The discussions went beyond raising capital and finding a technical cofounder, to include taking care of your health, defying the myth of super-woman, maintaining balanced relationships, defining personal success, and keeping faith to weather the hard days.  Additionally, participants had 2 one-hour mentor sessions with experts in their fields, who offered unparalleled support of our businesses. The cap the night, the networking reception filled with relaxed tones of Beyonce and Marvin Gaye in the background, usher real conversations and set the tone for solidifying real relationships established over the two days.

The icing on the cake of this magical conference was that the Honorable Mayor Corey Booker dropped powerful advice during his keynote speech. I’ve summarized my “Top 10” takeaways below:

10. Access to capital is the biggest barrier affecting black women entrepreneurs.

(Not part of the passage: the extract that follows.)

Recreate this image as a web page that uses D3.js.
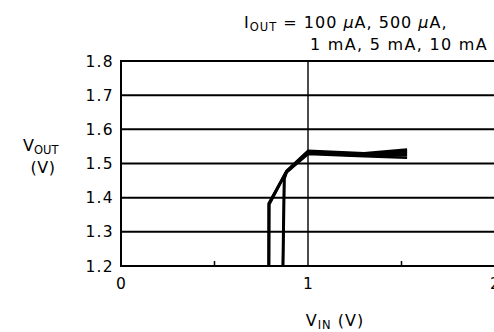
<!DOCTYPE html>
<html><head><meta charset="utf-8">
<script src="https://cdn.jsdelivr.net/npm/d3@7/dist/d3.min.js"></script>
<style>
html,body{margin:0;padding:0;background:#fff;overflow:hidden;}
svg text{font-family:"DejaVu Sans",sans-serif;fill:#000;}
</style></head><body>
<svg id="c" width="494" height="332"></svg>
<script>
const xTicks = [0, 1, 2];
const xMinorTicks = [0.5, 1.5];
const yTicks = [1.2, 1.3, 1.4, 1.5, 1.6, 1.7, 1.8];
const seriesNames = ["100 µA", "500 µA", "1 mA", "5 mA", "10 mA"];
const vin100u = [0.79, 0.79, 0.885, 1.0, 1.3, 1.53];
const vout100u = [1.2, 1.383, 1.478, 1.537, 1.530, 1.541];
const vin500u = [0.79, 0.791, 0.885, 1.0, 1.3, 1.53];
const vout500u = [1.2, 1.381, 1.477, 1.535, 1.528, 1.536];
const vin1m = [0.792, 0.793, 0.885, 1.0, 1.3, 1.53];
const vout1m = [1.2, 1.380, 1.476, 1.533, 1.526, 1.530];
const vin5m = [0.865, 0.872, 0.885, 1.0, 1.3, 1.53];
const vout5m = [1.2, 1.457, 1.475, 1.530, 1.523, 1.524];
const vin10m = [0.867, 0.874, 0.886, 1.0, 1.3, 1.53];
const vout10m = [1.2, 1.455, 1.474, 1.528, 1.521, 1.517];
const series = [[vin100u, vout100u],[vin500u, vout500u],[vin1m, vout1m],[vin5m, vout5m],[vin10m, vout10m]];

const svg = d3.select("#c");
const x = d3.scaleLinear().domain([0, 2]).range([121, 495]);
const y = d3.scaleLinear().domain([1.2, 1.8]).range([266, 61]);

svg.append("g").selectAll("line").data(yTicks).join("line")
  .attr("x1", x(0)).attr("x2", 494).attr("y1", d => y(d)).attr("y2", d => y(d))
  .attr("stroke", "#000").attr("stroke-width", 2);
svg.append("line").attr("x1", x(1)).attr("x2", x(1)).attr("y1", y(1.8)).attr("y2", y(1.2))
  .attr("stroke", "#000").attr("stroke-width", 1.4);
svg.append("line").attr("x1", x(0)).attr("x2", x(0)).attr("y1", y(1.8) - 1).attr("y2", y(1.2) + 1)
  .attr("stroke", "#000").attr("stroke-width", 2);
svg.append("g").selectAll("line").data(xMinorTicks).join("line")
  .attr("x1", d => x(d)).attr("x2", d => x(d)).attr("y1", y(1.2)).attr("y2", y(1.2) - 5)
  .attr("stroke", "#000").attr("stroke-width", 1.5);

svg.append("g").selectAll("text").data(yTicks).join("text")
  .attr("x", 114).attr("y", d => y(d) + 5.5).attr("text-anchor", "end")
  .attr("font-size", 15.5).attr("letter-spacing", 1.3).text(d => d.toFixed(1));
svg.append("g").selectAll("text").data(xTicks).join("text")
  .attr("x", d => x(d)).attr("y", 289).attr("text-anchor", "middle")
  .attr("font-size", 15.5).text(d => d);

const line = d3.line().x(d => x(d[0])).y(d => y(d[1]));
svg.append("g").selectAll("path").data(series).join("path")
  .attr("d", s => line(s[0].map((v, i) => [v, s[1][i]])))
  .attr("fill", "none").attr("stroke", "#000").attr("stroke-width", 2.6)
  .attr("stroke-linejoin", "round");

const yl = svg.append("text").attr("x", 23).attr("y", 151).attr("font-size", 16);
yl.append("tspan").text("V");
yl.append("tspan").attr("font-size", 11.5).attr("dy", 3).text("OUT");
svg.append("text").attr("x", 43).attr("y", 173).attr("text-anchor", "middle").attr("font-size", 16)
  .attr("letter-spacing", 0.5).text("(V)");

const xl = svg.append("text").attr("x", 335).attr("y", 326).attr("text-anchor", "middle")
  .attr("font-size", 16).attr("letter-spacing", 1);
xl.append("tspan").text("V");
xl.append("tspan").attr("font-size", 11.5).attr("dy", 3).text("IN");
xl.append("tspan").attr("dy", -3).text(" (V)");

const t1 = svg.append("text").attr("x", 244).attr("y", 28).attr("font-size", 16).attr("letter-spacing", 1);
t1.append("tspan").text("I");
t1.append("tspan").attr("font-size", 11.5).attr("dy", 3).text("OUT");
t1.append("tspan").attr("dy", -3).text(" = 100 ");
t1.append("tspan").attr("font-style", "italic").text("µ");
t1.append("tspan").text("A, 500 ");
t1.append("tspan").attr("font-style", "italic").text("µ");
t1.append("tspan").text("A,");
svg.append("text").attr("x", 488).attr("y", 50).attr("text-anchor", "end").attr("font-size", 16)
  .attr("letter-spacing", 1.3).text("1 mA, 5 mA, 10 mA");
</script>
</body></html>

9. Good leaders borrow. Great leaders steal [ideas and best practices].

8. We are all light and energy, and doing things that increase our amount of light will make us all grow; our elders represent light that has stood the test of time – cater to those shining lights.

7. If you want things that people don’t have, you got to do things that other people aren’t willing to do.

6. Find successful people and emulate their actions.

5. Centrality of purpose will keep you focused. 

4. #WayWire is one solution to the dumbing down of our democratic conversation.

3. You learn life’s greatest lessons when you fail greatly.

2. When you don’t have a representation of an entrepreneur that looks like you, you become the entrepreneur that others will look to.

1. I may not be smarter than you, but I will out-work you any day of the week.

The vibe was different. The people were different. Everything about this conference was different. It was the difference that created real opportunity.  At the sold-out and intimate FOCUS100, I believe we stepped closer to closing the opportunity gap. 

At first, I thought about Opportunity Nation and FOCUS100 as two isolated events, each with its own agenda and purpose.  As I dug deeper, I realized, however, that FOCUS100 is the embodiment of closing the opportunity gap in the land of entrepreneurship, and more broadly, in this country, including that for black women entrepreneurs.

I am grateful to be a witness of how #OpportunityNation kisses #FOCUS100, and I love this Smarteys entrepreneurial journey that I’m on.